There were two doors to that house.  The back door was in the center of a long back porch.  When you came through that door, you were in the kitchen.  After walking across the kitchen, if you looked left, you were looking into the TV room.  The cellar door was on the wall, to the left, as you walked into the TV room.  The cellar was very dark, and there was an old coal furnace right in the middle. And there was a coal bin on the alley side.  It was dark and creepy down there - old with dirt walls maybe, or possibly stacked stone.

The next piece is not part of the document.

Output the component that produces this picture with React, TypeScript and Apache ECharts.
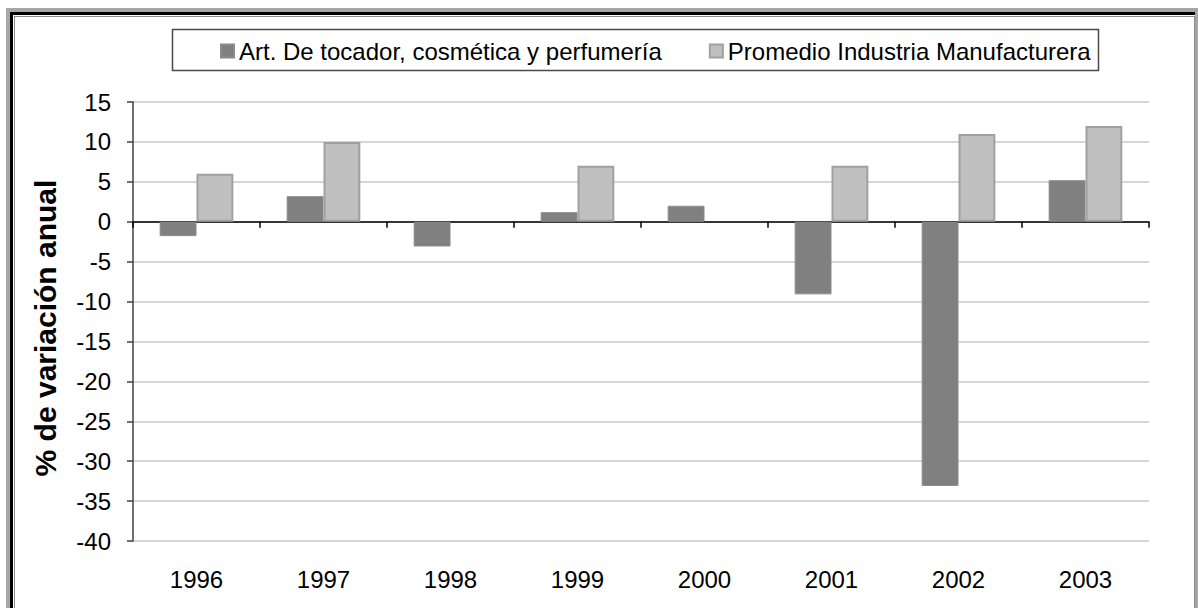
import React, { useEffect, useRef } from "react";
import * as echarts from "echarts";

const years = ["1996", "1997", "1998", "1999", "2000", "2001", "2002", "2003"];
const tocador = [-1.8, 3.2, -3.1, 1.2, 2.0, -9.1, -33.1, 5.2];
const promedio = [6.0, 10.0, null, 7.0, null, 7.0, 11.0, 12.0];
const seriesNames = ["Art. De tocador, cosmética y perfumería", "Promedio Industria Manufacturera"];
const yTitle = "% de variación anual";

const FONT = "'Liberation Sans', Arial, sans-serif";

export default function App() {
  const ref = useRef<HTMLDivElement>(null);
  useEffect(() => {
    if (!ref.current) return;
    const chart = echarts.init(ref.current, undefined, { renderer: "svg" });
    chart.setOption({
      animation: false,
      backgroundColor: "#ffffff",
      textStyle: { fontFamily: FONT },
      graphic: [
        { type: "rect", z: -10, shape: { x: 6, y: 8, width: 1200, height: 700 }, style: { fill: "#a6a6a6" } },
        { type: "rect", z: -10, shape: { x: 10, y: 12, width: 1185, height: 700 }, style: { fill: "#000000" } },
        { type: "rect", z: -10, shape: { x: 13, y: 15, width: 1182, height: 700 }, style: { fill: "#ffffff" } },
        { type: "rect", z: -10, shape: { x: 14, y: 16, width: 1181, height: 700 }, style: { fill: "#8c8c8c" } },
        { type: "rect", z: -10, shape: { x: 15, y: 17, width: 1179, height: 700 }, style: { fill: "#ffffff" } },
        { type: "rect", z: -5, shape: { x: 172.5, y: 29.5, width: 926, height: 41 }, style: { fill: "#ffffff", stroke: "#4a4a4a", lineWidth: 1.5 } },
        {
          type: "text",
          z: 5,
          x: 45,
          y: 328,
          rotation: Math.PI / 2,
          style: { text: yTitle, font: "bold 30px 'Liberation Sans', Arial, sans-serif", fill: "#000", textAlign: "center", textVerticalAlign: "middle" },
        },
      ],
      legend: {
        left: 220,
        top: 39,
        padding: 0,
        itemWidth: 13,
        itemHeight: 13,
        itemGap: 47,
        icon: "rect",
        textStyle: { fontSize: 24, color: "#000", fontFamily: FONT, lineHeight: 24 },
        data: seriesNames,
      },
      grid: { left: 133, right: 49, top: 102, bottom: 67 },
      xAxis: [
        {
          type: "category",
          data: years,
          axisLine: { onZero: true, lineStyle: { color: "#000", width: 1.5 } },
          axisTick: { show: true, length: 6, lineStyle: { color: "#000", width: 1.5 } },
          axisLabel: { show: false },
        },
        {
          type: "category",
          data: years,
          position: "bottom",
          axisLine: { show: false, onZero: false },
          axisTick: { show: false },
          axisLabel: { show: true, margin: 26, fontSize: 24, color: "#000", fontFamily: FONT },
        },
      ],
      yAxis: {
        type: "value",
        min: -40,
        max: 15,
        interval: 5,
        axisLine: { show: true, lineStyle: { color: "#404040", width: 1.5 } },
        axisTick: { show: true, length: 6, lineStyle: { color: "#404040", width: 1.5 } },
        axisLabel: { margin: 22, fontSize: 24, color: "#000", fontFamily: FONT },
        splitLine: { show: true, lineStyle: { color: "#d6d6d6", width: 2 } },
      },
      series: [
        {
          name: seriesNames[0],
          type: "bar",
          xAxisIndex: 0,
          data: tocador,
          barGap: "0%",
          barCategoryGap: "42%",
          itemStyle: { color: "#808080", borderColor: "#8a8a8a", borderWidth: 1 },
        },
        {
          name: seriesNames[1],
          type: "bar",
          xAxisIndex: 0,
          data: promedio,
          barGap: "0%",
          barCategoryGap: "42%",
          itemStyle: { color: "#c0c0c0", borderColor: "#a0a0a0", borderWidth: 2 },
        },
      ],
    });
    return () => chart.dispose();
  }, []);
  return (
    <div
      ref={ref}
      style={{ position: "fixed", left: 0, top: 0, width: 1198, height: 608 }}
    />
  );
}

I did another strange thing.  I worked with Fat, Dumb and Ugly.  Fat is connected to my lower left ribs for some reason.  Locating Fat caused pain there.  I don't know why.  I can't think of a reason.  But I moved her.  She was roly-poly, soft and squishy and sweet.  Then I found Dumb on my right shoulder.  Dumb seems to be more silly, goofy that stupid.  Interestingly, she lives where a tiny Catholic nun shows up occasionally to tell me how bad I am. Did my inner-Catholic silence my silly self?  I have learned to ignore the nun's voice.  (The Catholic Church says - give us a child until they are 7, and we have them for life!)  After a movement, I realized that the Fat and Dumb connection has been  blocking my heart.  Blocking or protecting - I wonder...I can't find Ugly.  Ugly keeps her eyes down and won't look at anyone.  I will find her and love her, though.  And I didn't have time to check on my skeletal little tar baby self.  Instead, I fell asleep.

All night I dreamed of wandering the streets of F-burg,  I couldn't tell if I was awake or asleep.

As for the Skeleton Woman,. I don't think I have untangled the bones.  I think I learned that if I move slowly, she just drags.  The bones no longer fly around and give the appearance of chasing me.  Maybe I have some unknotting to do!

I am getting quite the list here.  1. Find Ugly.  2. Check on my healing little girl self.  3. Untangle my bones from the net of pain and sorrow.

Big sisterly advice - Don't push your husband away.  Just set your boundaries and ask for respect.  Anything resembling pushing may panic him, because he was pushed out once.  I have so much respect for you for being willing to reconcile.   It took a lot of strength to end the marriage, but even more to say you'd be willing to try again.

I don't feel like I have been a constant presence for anyone in the family.  There were years of no contact with much of anyone.  We all do it...this may be the strongest pattern we are trying to overcome - to believe we matter to someone, to believe we are not alone, to believe we can reach out and someone will be there...But thank you for seeing me that way.

And, if I am not a complete technofool, the photo.  Did it - not exactly as planned...but I did it!